— Start PROVIDED DATA —

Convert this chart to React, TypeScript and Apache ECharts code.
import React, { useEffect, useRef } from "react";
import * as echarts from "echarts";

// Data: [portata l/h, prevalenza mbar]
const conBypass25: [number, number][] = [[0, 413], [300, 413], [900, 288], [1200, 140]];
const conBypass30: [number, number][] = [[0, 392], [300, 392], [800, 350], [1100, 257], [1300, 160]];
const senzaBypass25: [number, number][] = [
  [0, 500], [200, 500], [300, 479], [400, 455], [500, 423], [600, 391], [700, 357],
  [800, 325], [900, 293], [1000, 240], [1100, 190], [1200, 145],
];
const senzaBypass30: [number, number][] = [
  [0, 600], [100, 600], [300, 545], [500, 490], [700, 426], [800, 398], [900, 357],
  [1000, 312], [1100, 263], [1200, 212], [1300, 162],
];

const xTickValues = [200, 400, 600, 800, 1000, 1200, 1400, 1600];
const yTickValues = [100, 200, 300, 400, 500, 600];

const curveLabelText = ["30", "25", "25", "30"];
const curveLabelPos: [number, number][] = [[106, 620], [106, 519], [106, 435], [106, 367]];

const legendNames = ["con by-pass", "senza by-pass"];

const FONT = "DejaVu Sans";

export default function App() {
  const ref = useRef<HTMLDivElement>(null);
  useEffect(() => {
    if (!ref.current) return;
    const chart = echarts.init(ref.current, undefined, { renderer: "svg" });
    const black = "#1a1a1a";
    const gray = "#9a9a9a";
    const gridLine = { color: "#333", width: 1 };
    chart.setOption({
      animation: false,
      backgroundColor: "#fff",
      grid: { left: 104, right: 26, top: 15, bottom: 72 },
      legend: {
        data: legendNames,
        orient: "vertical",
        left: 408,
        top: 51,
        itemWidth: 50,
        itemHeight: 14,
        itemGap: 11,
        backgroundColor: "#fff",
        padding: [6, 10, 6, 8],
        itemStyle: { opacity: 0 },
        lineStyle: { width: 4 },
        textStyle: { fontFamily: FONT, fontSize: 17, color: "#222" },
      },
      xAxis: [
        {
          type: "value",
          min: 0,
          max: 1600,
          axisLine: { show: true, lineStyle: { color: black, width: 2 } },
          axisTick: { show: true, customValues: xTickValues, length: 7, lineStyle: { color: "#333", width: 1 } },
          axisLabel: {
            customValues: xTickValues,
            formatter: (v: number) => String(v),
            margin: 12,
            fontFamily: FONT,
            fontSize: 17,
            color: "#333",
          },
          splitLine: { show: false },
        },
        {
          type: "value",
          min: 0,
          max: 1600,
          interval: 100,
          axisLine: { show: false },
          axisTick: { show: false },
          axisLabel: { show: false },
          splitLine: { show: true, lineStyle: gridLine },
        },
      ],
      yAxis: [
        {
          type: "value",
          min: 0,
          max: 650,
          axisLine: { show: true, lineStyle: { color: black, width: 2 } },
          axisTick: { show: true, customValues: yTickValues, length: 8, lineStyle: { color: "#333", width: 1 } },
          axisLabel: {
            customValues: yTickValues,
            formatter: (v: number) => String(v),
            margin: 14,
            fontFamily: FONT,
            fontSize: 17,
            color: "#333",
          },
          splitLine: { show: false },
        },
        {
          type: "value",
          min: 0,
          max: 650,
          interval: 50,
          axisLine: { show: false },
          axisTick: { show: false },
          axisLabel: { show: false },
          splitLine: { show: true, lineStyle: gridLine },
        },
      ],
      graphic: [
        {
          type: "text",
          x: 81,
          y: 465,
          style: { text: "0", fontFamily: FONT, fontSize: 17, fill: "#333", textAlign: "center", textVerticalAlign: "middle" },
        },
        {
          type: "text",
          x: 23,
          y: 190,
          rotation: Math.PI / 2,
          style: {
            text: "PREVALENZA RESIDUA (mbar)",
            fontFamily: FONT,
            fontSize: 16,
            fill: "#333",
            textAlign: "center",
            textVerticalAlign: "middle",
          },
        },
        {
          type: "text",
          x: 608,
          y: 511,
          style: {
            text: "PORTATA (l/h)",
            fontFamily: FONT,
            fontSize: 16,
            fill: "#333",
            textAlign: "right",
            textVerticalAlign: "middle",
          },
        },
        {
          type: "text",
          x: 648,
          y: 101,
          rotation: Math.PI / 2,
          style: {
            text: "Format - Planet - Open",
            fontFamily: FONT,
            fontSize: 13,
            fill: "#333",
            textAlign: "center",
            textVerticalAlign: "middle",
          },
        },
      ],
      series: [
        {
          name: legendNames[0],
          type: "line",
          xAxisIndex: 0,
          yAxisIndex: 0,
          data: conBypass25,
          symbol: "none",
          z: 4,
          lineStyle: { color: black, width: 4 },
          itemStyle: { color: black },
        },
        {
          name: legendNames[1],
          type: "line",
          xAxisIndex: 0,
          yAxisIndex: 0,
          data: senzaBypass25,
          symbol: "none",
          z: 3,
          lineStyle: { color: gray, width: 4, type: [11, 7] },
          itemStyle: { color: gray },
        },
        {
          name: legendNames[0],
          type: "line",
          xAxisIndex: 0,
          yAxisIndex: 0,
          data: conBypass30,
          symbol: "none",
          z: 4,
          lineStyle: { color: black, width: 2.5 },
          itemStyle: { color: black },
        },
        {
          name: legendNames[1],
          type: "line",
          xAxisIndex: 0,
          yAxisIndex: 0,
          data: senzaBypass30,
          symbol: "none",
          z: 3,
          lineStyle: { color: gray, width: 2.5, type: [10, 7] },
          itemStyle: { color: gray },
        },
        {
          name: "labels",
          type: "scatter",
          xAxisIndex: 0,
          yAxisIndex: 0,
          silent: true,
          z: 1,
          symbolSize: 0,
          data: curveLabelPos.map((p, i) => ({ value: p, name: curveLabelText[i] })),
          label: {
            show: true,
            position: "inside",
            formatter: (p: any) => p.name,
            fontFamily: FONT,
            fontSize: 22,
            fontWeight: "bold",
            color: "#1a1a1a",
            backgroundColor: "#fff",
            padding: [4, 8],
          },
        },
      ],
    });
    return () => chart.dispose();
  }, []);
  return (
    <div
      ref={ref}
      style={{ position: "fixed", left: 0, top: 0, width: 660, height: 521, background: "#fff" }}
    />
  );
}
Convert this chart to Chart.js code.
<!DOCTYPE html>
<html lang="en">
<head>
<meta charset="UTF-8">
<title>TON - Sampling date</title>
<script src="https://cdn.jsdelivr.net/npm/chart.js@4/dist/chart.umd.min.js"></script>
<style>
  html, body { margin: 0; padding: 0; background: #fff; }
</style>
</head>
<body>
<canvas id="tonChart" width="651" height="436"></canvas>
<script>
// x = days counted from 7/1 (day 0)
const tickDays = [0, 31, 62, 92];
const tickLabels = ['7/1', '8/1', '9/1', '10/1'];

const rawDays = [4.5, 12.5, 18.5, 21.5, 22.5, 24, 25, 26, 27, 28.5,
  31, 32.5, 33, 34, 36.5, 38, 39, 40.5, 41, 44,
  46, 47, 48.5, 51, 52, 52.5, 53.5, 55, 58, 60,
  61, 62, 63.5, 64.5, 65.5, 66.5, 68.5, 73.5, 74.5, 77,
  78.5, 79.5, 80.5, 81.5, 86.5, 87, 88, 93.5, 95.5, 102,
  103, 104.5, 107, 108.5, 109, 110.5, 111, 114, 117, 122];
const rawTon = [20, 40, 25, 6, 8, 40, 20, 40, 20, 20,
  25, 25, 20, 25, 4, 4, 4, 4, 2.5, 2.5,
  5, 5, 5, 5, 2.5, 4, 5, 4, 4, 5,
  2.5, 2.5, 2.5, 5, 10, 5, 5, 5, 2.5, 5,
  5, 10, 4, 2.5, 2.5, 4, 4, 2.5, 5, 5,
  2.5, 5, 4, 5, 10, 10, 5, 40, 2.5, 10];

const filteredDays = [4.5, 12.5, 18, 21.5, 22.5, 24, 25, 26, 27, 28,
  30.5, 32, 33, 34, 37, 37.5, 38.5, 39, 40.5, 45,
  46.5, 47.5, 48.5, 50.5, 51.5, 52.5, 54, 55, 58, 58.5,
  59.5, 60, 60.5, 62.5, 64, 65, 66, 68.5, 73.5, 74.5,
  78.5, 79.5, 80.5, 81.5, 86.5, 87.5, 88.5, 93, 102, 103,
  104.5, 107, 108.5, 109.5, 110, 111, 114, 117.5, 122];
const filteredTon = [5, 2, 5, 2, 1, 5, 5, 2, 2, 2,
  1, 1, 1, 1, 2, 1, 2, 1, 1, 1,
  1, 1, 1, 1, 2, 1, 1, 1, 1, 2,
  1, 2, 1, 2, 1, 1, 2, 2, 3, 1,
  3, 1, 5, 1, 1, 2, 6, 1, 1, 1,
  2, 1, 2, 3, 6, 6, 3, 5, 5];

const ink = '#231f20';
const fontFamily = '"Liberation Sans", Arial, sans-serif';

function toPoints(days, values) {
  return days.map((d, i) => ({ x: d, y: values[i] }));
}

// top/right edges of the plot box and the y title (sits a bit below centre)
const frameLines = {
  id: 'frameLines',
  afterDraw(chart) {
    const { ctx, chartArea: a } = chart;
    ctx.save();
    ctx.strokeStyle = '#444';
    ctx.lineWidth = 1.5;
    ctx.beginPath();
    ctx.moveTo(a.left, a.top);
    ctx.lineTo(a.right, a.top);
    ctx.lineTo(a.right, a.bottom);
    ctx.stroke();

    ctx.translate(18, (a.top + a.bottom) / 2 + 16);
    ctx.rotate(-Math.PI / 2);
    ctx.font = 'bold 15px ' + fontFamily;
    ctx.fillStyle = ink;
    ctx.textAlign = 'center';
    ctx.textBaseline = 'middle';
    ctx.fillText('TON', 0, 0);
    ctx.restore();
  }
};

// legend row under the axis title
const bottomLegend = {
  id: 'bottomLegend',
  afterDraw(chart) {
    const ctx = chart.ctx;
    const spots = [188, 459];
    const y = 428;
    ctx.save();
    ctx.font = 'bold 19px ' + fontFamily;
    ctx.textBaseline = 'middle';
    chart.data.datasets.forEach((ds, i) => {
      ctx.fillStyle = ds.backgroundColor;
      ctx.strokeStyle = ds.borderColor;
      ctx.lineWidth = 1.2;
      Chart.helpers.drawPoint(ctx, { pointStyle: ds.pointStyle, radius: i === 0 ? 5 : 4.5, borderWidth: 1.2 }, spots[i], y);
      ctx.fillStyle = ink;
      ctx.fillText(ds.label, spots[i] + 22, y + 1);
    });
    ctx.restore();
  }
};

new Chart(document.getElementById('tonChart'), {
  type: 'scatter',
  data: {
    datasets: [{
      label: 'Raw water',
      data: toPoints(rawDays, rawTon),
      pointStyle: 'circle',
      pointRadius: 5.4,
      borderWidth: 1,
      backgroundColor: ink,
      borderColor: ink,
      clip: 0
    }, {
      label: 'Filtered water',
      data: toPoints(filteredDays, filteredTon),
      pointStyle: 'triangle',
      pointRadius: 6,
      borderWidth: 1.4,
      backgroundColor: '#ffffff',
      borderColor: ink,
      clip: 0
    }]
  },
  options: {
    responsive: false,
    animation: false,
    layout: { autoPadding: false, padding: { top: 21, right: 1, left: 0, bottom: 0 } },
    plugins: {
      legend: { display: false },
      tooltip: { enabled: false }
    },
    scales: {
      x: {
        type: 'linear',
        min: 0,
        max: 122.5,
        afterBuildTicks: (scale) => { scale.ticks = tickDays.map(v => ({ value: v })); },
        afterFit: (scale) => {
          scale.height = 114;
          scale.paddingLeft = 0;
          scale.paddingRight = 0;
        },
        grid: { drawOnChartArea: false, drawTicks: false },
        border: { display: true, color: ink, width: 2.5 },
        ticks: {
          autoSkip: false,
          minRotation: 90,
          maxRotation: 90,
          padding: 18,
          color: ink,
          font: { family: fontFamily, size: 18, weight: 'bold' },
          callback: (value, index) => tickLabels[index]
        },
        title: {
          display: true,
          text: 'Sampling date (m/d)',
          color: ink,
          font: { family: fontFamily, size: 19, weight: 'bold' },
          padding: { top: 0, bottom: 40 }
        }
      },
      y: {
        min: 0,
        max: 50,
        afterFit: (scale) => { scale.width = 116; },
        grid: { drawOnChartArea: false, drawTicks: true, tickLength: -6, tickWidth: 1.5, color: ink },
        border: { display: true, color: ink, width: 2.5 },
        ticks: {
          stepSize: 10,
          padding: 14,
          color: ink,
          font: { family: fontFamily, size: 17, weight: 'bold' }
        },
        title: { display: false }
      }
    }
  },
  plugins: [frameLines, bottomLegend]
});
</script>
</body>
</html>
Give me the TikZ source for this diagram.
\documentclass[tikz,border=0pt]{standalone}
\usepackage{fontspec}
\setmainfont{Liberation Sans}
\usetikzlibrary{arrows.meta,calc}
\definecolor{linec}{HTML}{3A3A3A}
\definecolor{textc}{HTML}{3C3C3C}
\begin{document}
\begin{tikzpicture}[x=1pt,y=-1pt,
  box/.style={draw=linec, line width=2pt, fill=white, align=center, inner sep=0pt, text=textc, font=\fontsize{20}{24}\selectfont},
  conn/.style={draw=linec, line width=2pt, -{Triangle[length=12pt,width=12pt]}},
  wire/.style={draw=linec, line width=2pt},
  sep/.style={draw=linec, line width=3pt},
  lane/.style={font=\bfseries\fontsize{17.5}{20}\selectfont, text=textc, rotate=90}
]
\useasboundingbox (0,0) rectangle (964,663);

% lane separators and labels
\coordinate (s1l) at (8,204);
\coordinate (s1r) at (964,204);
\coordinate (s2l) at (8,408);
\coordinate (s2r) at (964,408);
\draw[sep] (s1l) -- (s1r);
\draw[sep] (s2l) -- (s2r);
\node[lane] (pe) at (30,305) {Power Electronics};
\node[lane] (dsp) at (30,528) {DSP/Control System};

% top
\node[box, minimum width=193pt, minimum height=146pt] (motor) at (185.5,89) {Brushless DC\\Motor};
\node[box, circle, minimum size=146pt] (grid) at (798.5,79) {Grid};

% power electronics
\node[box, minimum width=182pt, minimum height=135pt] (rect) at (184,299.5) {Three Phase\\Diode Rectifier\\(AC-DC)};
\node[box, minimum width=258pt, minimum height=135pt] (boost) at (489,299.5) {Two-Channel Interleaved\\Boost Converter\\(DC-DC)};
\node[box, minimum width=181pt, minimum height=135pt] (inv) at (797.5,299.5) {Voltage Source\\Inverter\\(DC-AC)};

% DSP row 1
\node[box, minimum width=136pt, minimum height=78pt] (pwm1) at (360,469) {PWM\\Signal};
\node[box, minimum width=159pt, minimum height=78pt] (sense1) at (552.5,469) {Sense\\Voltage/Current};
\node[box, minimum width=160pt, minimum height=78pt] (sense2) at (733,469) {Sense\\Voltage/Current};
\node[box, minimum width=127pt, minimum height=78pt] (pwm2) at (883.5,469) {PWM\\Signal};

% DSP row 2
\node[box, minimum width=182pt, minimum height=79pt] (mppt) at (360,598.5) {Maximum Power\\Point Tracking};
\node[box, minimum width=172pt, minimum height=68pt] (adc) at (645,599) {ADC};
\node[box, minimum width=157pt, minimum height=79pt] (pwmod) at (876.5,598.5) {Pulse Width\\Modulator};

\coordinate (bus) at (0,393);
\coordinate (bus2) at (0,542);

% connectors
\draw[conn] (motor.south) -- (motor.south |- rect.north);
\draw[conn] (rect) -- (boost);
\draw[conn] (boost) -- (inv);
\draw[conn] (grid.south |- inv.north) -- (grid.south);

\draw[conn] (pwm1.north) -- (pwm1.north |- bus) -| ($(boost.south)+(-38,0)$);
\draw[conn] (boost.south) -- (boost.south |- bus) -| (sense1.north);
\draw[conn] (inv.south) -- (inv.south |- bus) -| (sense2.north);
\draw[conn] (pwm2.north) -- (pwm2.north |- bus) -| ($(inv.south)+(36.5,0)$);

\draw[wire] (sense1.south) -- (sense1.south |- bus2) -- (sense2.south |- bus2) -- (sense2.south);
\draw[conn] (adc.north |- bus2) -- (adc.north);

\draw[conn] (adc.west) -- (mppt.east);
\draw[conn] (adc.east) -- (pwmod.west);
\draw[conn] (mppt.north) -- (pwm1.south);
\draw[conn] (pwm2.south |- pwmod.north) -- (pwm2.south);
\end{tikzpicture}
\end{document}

— End PROVIDED DATA —

▸ TASK: Using the entries above, give again exactly the lines from the line holding "Give me the TikZ source for this diagram." through the line holding "minimum width=127pt, minimum". Include both end lines and nothing else.

▸ THE RESPONSE:
Give me the TikZ source for this diagram.
\documentclass[tikz,border=0pt]{standalone}
\usepackage{fontspec}
\setmainfont{Liberation Sans}
\usetikzlibrary{arrows.meta,calc}
\definecolor{linec}{HTML}{3A3A3A}
\definecolor{textc}{HTML}{3C3C3C}
\begin{document}
\begin{tikzpicture}[x=1pt,y=-1pt,
  box/.style={draw=linec, line width=2pt, fill=white, align=center, inner sep=0pt, text=textc, font=\fontsize{20}{24}\selectfont},
  conn/.style={draw=linec, line width=2pt, -{Triangle[length=12pt,width=12pt]}},
  wire/.style={draw=linec, line width=2pt},
  sep/.style={draw=linec, line width=3pt},
  lane/.style={font=\bfseries\fontsize{17.5}{20}\selectfont, text=textc, rotate=90}
]
\useasboundingbox (0,0) rectangle (964,663);

% lane separators and labels
\coordinate (s1l) at (8,204);
\coordinate (s1r) at (964,204);
\coordinate (s2l) at (8,408);
\coordinate (s2r) at (964,408);
\draw[sep] (s1l) -- (s1r);
\draw[sep] (s2l) -- (s2r);
\node[lane] (pe) at (30,305) {Power Electronics};
\node[lane] (dsp) at (30,528) {DSP/Control System};

% top
\node[box, minimum width=193pt, minimum height=146pt] (motor) at (185.5,89) {Brushless DC\\Motor};
\node[box, circle, minimum size=146pt] (grid) at (798.5,79) {Grid};

% power electronics
\node[box, minimum width=182pt, minimum height=135pt] (rect) at (184,299.5) {Three Phase\\Diode Rectifier\\(AC-DC)};
\node[box, minimum width=258pt, minimum height=135pt] (boost) at (489,299.5) {Two-Channel Interleaved\\Boost Converter\\(DC-DC)};
\node[box, minimum width=181pt, minimum height=135pt] (inv) at (797.5,299.5) {Voltage Source\\Inverter\\(DC-AC)};

% DSP row 1
\node[box, minimum width=136pt, minimum height=78pt] (pwm1) at (360,469) {PWM\\Signal};
\node[box, minimum width=159pt, minimum height=78pt] (sense1) at (552.5,469) {Sense\\Voltage/Current};
\node[box, minimum width=160pt, minimum height=78pt] (sense2) at (733,469) {Sense\\Voltage/Current};
\node[box, minimum width=127pt, minimum height=78pt] (pwm2) at (883.5,469) {PWM\\Signal};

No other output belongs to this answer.